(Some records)
· · · · ·
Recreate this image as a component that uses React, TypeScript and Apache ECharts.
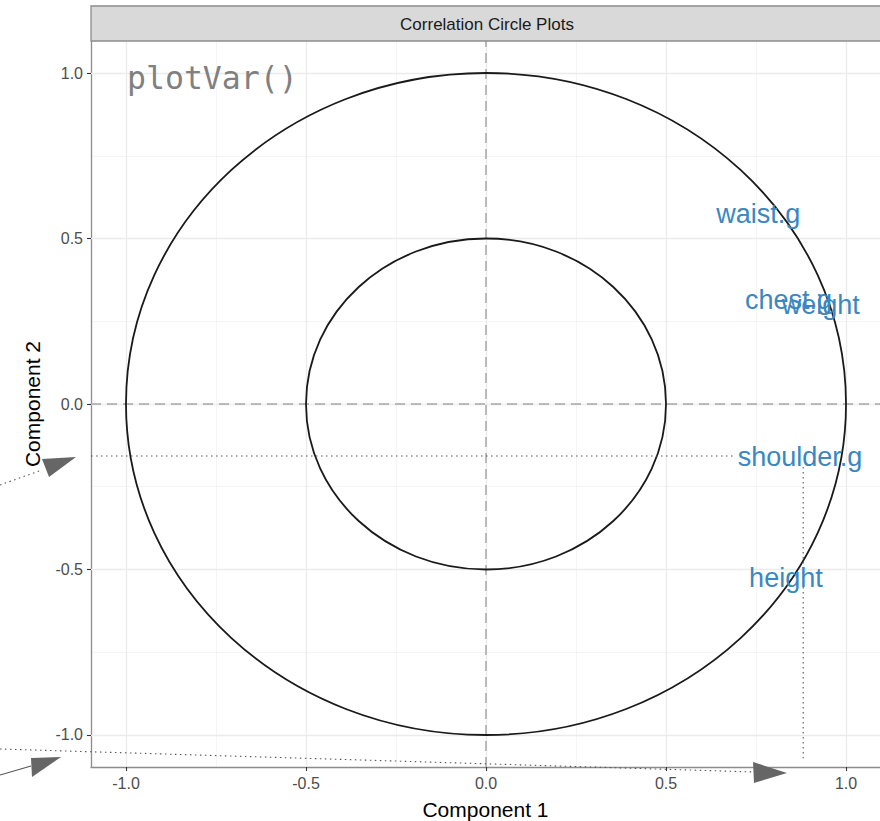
import React, { useEffect, useRef } from "react";
import * as echarts from "echarts";

// ---- data ----
const variables = ["waist.g", "chest.g", "weight", "shoulder.g", "height"];
const component1 = [0.756, 0.84, 0.93, 0.872, 0.833];
const component2 = [0.574, 0.314, 0.299, -0.16, -0.526];
const circleRadii = [1, 0.5];
const majorTicks = [-1, -0.5, 0, 0.5, 1];
const minorTicks = [-0.75, -0.25, 0.25, 0.75];
const xRange = [-1.0972, 1.0944];
const yRange = [-1.0967, 1.0967];
// dotted guide lines for shoulder.g
const guideY = -0.157;
const guideXEnd = 0.692;
const guideX = 0.881;
const guideYRange = [-0.19, -1.07];

const tickFmt = (v: number) => (v < 0 ? "-" : "") + Math.abs(v).toFixed(1);

export default function App() {
  const ref = useRef<HTMLDivElement>(null);
  useEffect(() => {
    document.body.style.margin = "0";
    const chart = echarts.init(ref.current!, null, { renderer: "svg" });
    const font = "Liberation Sans";
    const noSym = ["none", "none"];
    const option: any = {
      animation: false,
      textStyle: { fontFamily: font },
      grid: { left: 91, top: 41, right: 0, bottom: 54, containLabel: false, outerBoundsMode: "none" },
      xAxis: {
        type: "value",
        min: xRange[0],
        max: xRange[1],
        name: "Component 1",
        nameLocation: "middle",
        nameGap: 32,
        nameTextStyle: { fontSize: 21, color: "#000", fontFamily: font },
        axisLine: { show: true, onZero: false, lineStyle: { color: "#8c8c8c", width: 1.3 } },
        axisTick: { show: true, customValues: majorTicks, length: 4, lineStyle: { color: "#333", width: 1.1 } },
        axisLabel: { customValues: majorTicks, formatter: tickFmt, fontSize: 16, color: "#4d4d4d", margin: 8 },
        splitLine: { show: false },
      },
      yAxis: {
        type: "value",
        min: yRange[0],
        max: yRange[1],
        name: "Component 2",
        nameLocation: "middle",
        nameGap: 48,
        nameRotate: 90,
        nameTextStyle: { fontSize: 21, color: "#000", fontFamily: font },
        axisLine: { show: true, onZero: false, lineStyle: { color: "#8c8c8c", width: 1.3 } },
        axisTick: { show: true, customValues: majorTicks, length: 4, lineStyle: { color: "#333", width: 1.1 } },
        axisLabel: { customValues: majorTicks, formatter: tickFmt, fontSize: 16, color: "#4d4d4d", margin: 8 },
        splitLine: { show: false },
      },
      series: [
        {
          name: "minorGrid",
          type: "line",
          data: [],
          silent: true,
          z: 0,
          markLine: {
            silent: true,
            z: 0,
            symbol: noSym,
            label: { show: false },
            lineStyle: { color: "#f2f2f2", width: 0.8, type: "solid" },
            data: [...minorTicks.map((v) => ({ xAxis: v })), ...minorTicks.map((v) => ({ yAxis: v }))],
          },
        },
        {
          name: "majorGrid",
          type: "line",
          data: [],
          silent: true,
          z: 0,
          markLine: {
            silent: true,
            z: 0.5,
            symbol: noSym,
            label: { show: false },
            lineStyle: { color: "#ebebeb", width: 1.3, type: "solid" },
            data: [...majorTicks.map((v) => ({ xAxis: v })), ...majorTicks.map((v) => ({ yAxis: v }))],
          },
        },
        {
          name: "zeroLines",
          type: "line",
          data: [],
          silent: true,
          z: 1,
          markLine: {
            silent: true,
            z: 1,
            symbol: noSym,
            label: { show: false },
            lineStyle: { color: "#a6a6a6", width: 1.5, type: [10, 6] },
            data: [{ xAxis: 0 }, { yAxis: 0 }],
          },
        },
        {
          name: "circles",
          type: "custom",
          silent: true,
          z: 3,
          data: circleRadii.map((r) => [0, 0, r]),
          encode: { x: 0, y: 1 },
          renderItem: (params: any, api: any) => {
            const c = api.coord([api.value(0), api.value(1)]);
            const r = api.value(2);
            const s = api.size([r, r]);
            return {
              type: "ellipse",
              shape: { cx: c[0], cy: c[1], rx: s[0], ry: s[1] },
              style: { fill: "none", stroke: "#1a1a1a", lineWidth: 1.8 },
            };
          },
        },
        {
          name: "guideH",
          type: "line",
          silent: true,
          symbol: "none",
          z: 4,
          data: [
            [xRange[0], guideY],
            [guideXEnd, guideY],
          ],
          lineStyle: { color: "#555", width: 1.1, type: [1.5, 3.5] },
        },
        {
          name: "guideV",
          type: "line",
          silent: true,
          symbol: "none",
          z: 4,
          data: [
            [guideX, guideYRange[0]],
            [guideX, guideYRange[1]],
          ],
          lineStyle: { color: "#555", width: 1.1, type: [1.5, 3.5] },
        },
        {
          name: "variables",
          type: "scatter",
          silent: true,
          symbolSize: 1,
          itemStyle: { color: "rgba(0,0,0,0)", opacity: 1 },
          data: variables.map((n, i) => ({ name: n, value: [component1[i], component2[i]] })),
          label: {
            show: true,
            position: "inside",
            formatter: "{b}",
            fontSize: 27,
            color: "#3a87c2",
            opacity: 1,
            fontFamily: font,
          },
          z: 5,
        },
      ],
      graphic: [
        {
          type: "rect",
          shape: { x: 91, y: 6, width: 820, height: 35 },
          style: { fill: "#d9d9d9", stroke: "#8c8c8c", lineWidth: 1.3 },
          z: 10,
        },
        {
          type: "text",
          x: 487,
          y: 24,
          style: {
            text: "Correlation Circle Plots",
            fontSize: 17,
            fontFamily: font,
            fill: "#1a1a1a",
            textAlign: "center",
            textVerticalAlign: "middle",
          },
          z: 11,
        },
        {
          type: "text",
          x: 127,
          y: 78,
          style: {
            text: "plotVar()",
            fontSize: 31.5,
            fontFamily: "DejaVu Sans Mono",
            fill: "#808080",
            textAlign: "left",
            textVerticalAlign: "middle",
          },
          z: 11,
        },
        // annotation arrows
        {
          type: "polyline",
          shape: { points: [[0, 485], [42, 470]] },
          style: { stroke: "#555", lineWidth: 1.1, lineDash: [1.5, 3.5], fill: "none" },
          z: 12,
        },
        {
          type: "polygon",
          shape: { points: [[76, 457], [42, 459], [49, 477]] },
          style: { fill: "#666" },
          z: 12,
        },
        {
          type: "polyline",
          shape: { points: [[0, 775], [31, 766]] },
          style: { stroke: "#555", lineWidth: 1.1, fill: "none" },
          z: 12,
        },
        {
          type: "polygon",
          shape: { points: [[61, 757], [31, 758], [32, 777]] },
          style: { fill: "#666" },
          z: 12,
        },
        {
          type: "polyline",
          shape: { points: [[0, 749], [755, 772]] },
          style: { stroke: "#555", lineWidth: 1.1, lineDash: [1.5, 3.5], fill: "none" },
          z: 12,
        },
        {
          type: "polygon",
          shape: { points: [[787, 773], [753, 762], [754, 783]] },
          style: { fill: "#666" },
          z: 12,
        },
      ],
    };
    chart.setOption(option);
    return () => chart.dispose();
  }, []);
  return <div ref={ref} style={{ width: 880, height: 821 }} />;
}
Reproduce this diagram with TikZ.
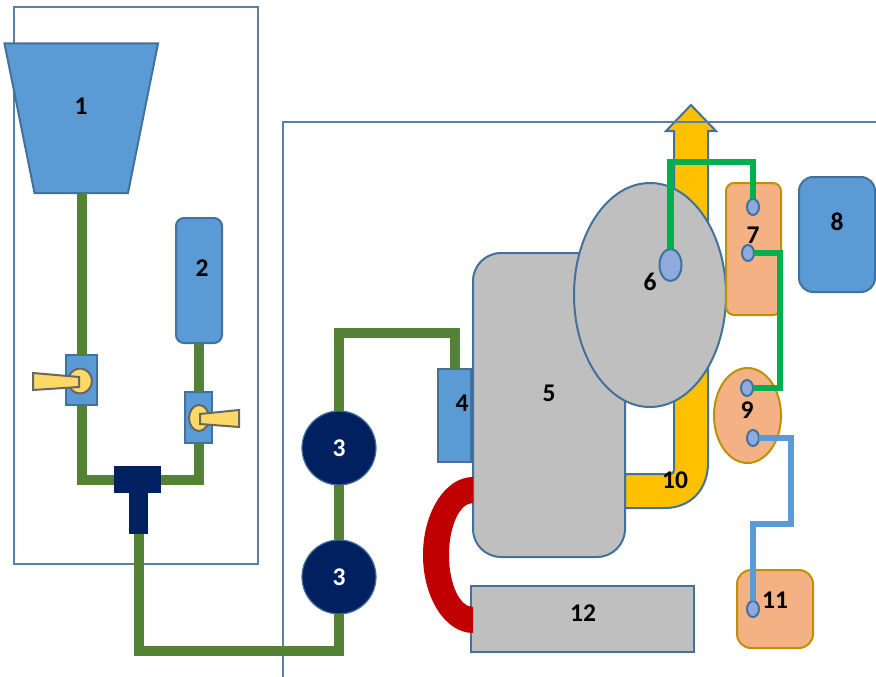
\documentclass[tikz,border=0pt]{standalone}
\usepackage{fontspec}
\setmainfont{Carlito}
\usetikzlibrary{shapes.geometric}
\definecolor{bluefill}{HTML}{5B9BD5}
\definecolor{blueline}{HTML}{41719C}
\definecolor{framecol}{HTML}{5B80A5}
\definecolor{grayfill}{HTML}{BFBFBF}
\definecolor{orangefill}{HTML}{F4B183}
\definecolor{orangeline}{HTML}{BF9000}
\definecolor{olivepipe}{HTML}{548235}
\definecolor{greenpipe}{HTML}{00B050}
\definecolor{navy}{HTML}{002060}
\definecolor{redc}{HTML}{C00000}
\definecolor{gold}{HTML}{FFC000}
\definecolor{handle}{HTML}{FFD966}
\definecolor{handleline}{HTML}{666666}
\definecolor{portfill}{HTML}{8FAADC}
\tikzset{
  box/.style={draw=blueline,line width=2pt,inner sep=0pt,outer sep=0pt},
  bluebox/.style={box,fill=bluefill},
  graybox/.style={box,fill=grayfill},
  orangebox/.style={draw=orangeline,line width=2pt,fill=orangefill,inner sep=0pt,outer sep=0pt},
  dims/.style 2 args={minimum width=#1pt,minimum height=#2pt},
  port/.style 2 args={ellipse,box,fill=portfill,minimum width=#1pt,minimum height=#2pt},
  pump/.style={circle,draw=blueline,line width=1.2pt,fill=navy,minimum size=74pt,inner sep=0pt,outer sep=0pt,text=white,font=\fontsize{25.5}{25.5}\selectfont\bfseries},
  tee/.style={fill=navy,inner sep=0pt,outer sep=0pt},
  knob/.style={ellipse,draw=handleline,line width=2pt,fill=handle,inner sep=0pt,outer sep=0pt},
  lever/.style={draw=handleline,line width=2pt,fill=handle},
  olive/.style={draw=olivepipe,line width=10pt},
  greenline/.style={draw=greenpipe,line width=6.5pt},
  blueconn/.style={draw=bluefill,line width=6pt},
  framing/.style={draw=framecol,line width=2pt},
  lab/.style={inner sep=0pt,font=\fontsize{25.5}{25.5}\selectfont\bfseries}
}
\begin{document}
\begin{tikzpicture}[x=1pt,y=-1pt]
\useasboundingbox (0,0) rectangle (876,677);
% left frame
\draw[framing] (13.5,7) rectangle (257.5,563.5);
% exhaust arrow 10
\path[fill=gold,draw=blueline,line width=2pt]
  (625,474) -- (670,474) .. controls (672.5,474) and (674,472.5) .. (674,470)
  -- (674,131) -- (666,131) -- (691,105) -- (716,131) -- (708,131) -- (708,463)
  .. controls (708,490) and (690,508) .. (665,508) -- (625,508) -- cycle;
% right frame
\draw[framing] (282.5,677) -- (282.5,122) -- (876,122);
% hopper
\draw[fill=bluefill,draw=blueline,line width=2pt] (4.5,43.5) -- (158,43.5) -- (128,193) -- (34.5,193) -- cycle;
\coordinate (hopperout) at (81.5,193);
\node[lab] (l1) at (81,106) {1};
% tank 2
\node[bluebox,rounded corners=8pt,dims={46}{125}] (tank) at (199,280.5) {};
\node[lab] (l2) at (202,268) {2};
% valves
\node[bluebox,dims={31}{50}] (valveA) at (81.5,380) {};
\node[bluebox,dims={27}{51}] (valveB) at (198.5,417.5) {};
\node[knob,minimum width=24pt,minimum height=25pt] (knobA) at (80,381) {};
\node[knob,minimum width=20pt,minimum height=26pt] (knobB) at (199,418) {};
\draw[lever] (33,373) -- (79,377) -- (79,387) -- (33,390) -- cycle;
\draw[lever] (239,410) -- (200,414) -- (200,424) -- (239,427) -- cycle;
% tee
\node[tee,dims={47}{27}] (teebar) at (137.5,479.5) {};
\node[tee,dims={19}{41}] (teestem) at (138.5,513.5) {};
% pumps
\node[pump] (pumpA) at (339,448) {3};
\node[pump] (pumpB) at (339,577) {3};
% block 4
\node[bluebox,dims={33}{93}] (four) at (454.5,415.5) {};
\node[lab] (l4) at (462,403) {4};
% block 12
\node[graybox,dims={223}{66}] (twelve) at (582.5,619) {};
\node[lab] (l12) at (583,613) {12};
% block 5
\node[graybox,rounded corners=28pt,dims={152}{304}] (five) at (549,405) {};
\node[lab] (l5) at (549,393) {5};
% red loop
\fill[redc] (473,477) .. controls (445.4,477) and (423,512) .. (423,555)
  .. controls (423,598) and (445.4,633) .. (473,633) -- (473,607)
  .. controls (459.7,607) and (449,584) .. (449,555)
  .. controls (449,526) and (459.7,503) .. (473,503) -- cycle;
% ellipse 6
\node[ellipse,graybox,dims={152}{224}] (six) at (650,295) {};
\node[lab] (l6) at (650,282) {6};
\node[lab] (l10) at (675,480) {10};
% block 7
\node[orangebox,rounded corners=8pt,dims={55}{132}] (seven) at (753.5,249) {};
\node[lab] (l7) at (753,235) {7};
% block 8
\node[bluebox,rounded corners=14pt,dims={76}{115}] (eight) at (837,234.5) {};
\node[lab] (l8) at (837,222) {8};
% ellipse 9
\node[ellipse,orangebox,dims={67}{95}] (nine) at (747.5,415.5) {};
\node[lab] (l9) at (747,410) {9};
% block 11
\node[orangebox,rounded corners=14pt,dims={76}{78}] (eleven) at (775,609) {};
\node[lab] (l11) at (775,600) {11};
% ports
\node[port={22}{32}] (p6) at (670.5,265) {};
\node[port={12}{16}] (p7a) at (753,207) {};
\node[port={12}{16}] (p7b) at (748,253) {};
\node[port={12}{16}] (p9a) at (747,388) {};
\node[port={12}{16}] (p9b) at (753,438) {};
\node[port={12}{16}] (p11) at (753,609) {};
% olive pipes
\draw[olive] (hopperout) -- (hopperout |- valveA.north);
\draw[olive] (tank.south -| valveB.north) -- (valveB.north);
\draw[olive] (valveA.south) -- (valveA.south |- teebar.west) -- (teebar.west);
\draw[olive] (valveB.south) -- (valveB.south |- teebar.east) -- (teebar.east);
\draw[olive] (teestem.south) -- ++(0,117) -| (pumpB.south);
\draw[olive] (pumpB.north) -- (pumpA.south);
\draw[olive] (pumpA.north) -- ++(0,-78) -| (four.north);
% green lines
\draw[greenline] (p6.north) -- ++(0,-87) -| (p7a.north);
\draw[greenline] (p7b.east) -- ++(26,0) |- (p9a.east);
% blue line
\draw[blueconn] (p9b.east) -- ++(32,0) -- ++(0,86) -| (p11.north);
\end{tikzpicture}
\end{document}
· · · · ·
**Work instructions**
Repeat, word for word and with no pictures, only the lines running from the beginning of the data to the line that contains "import * as".

**Solution**
Recreate this image as a component that uses React, TypeScript and Apache ECharts.
import React, { useEffect, useRef } from "react";
import * as echarts from "echarts";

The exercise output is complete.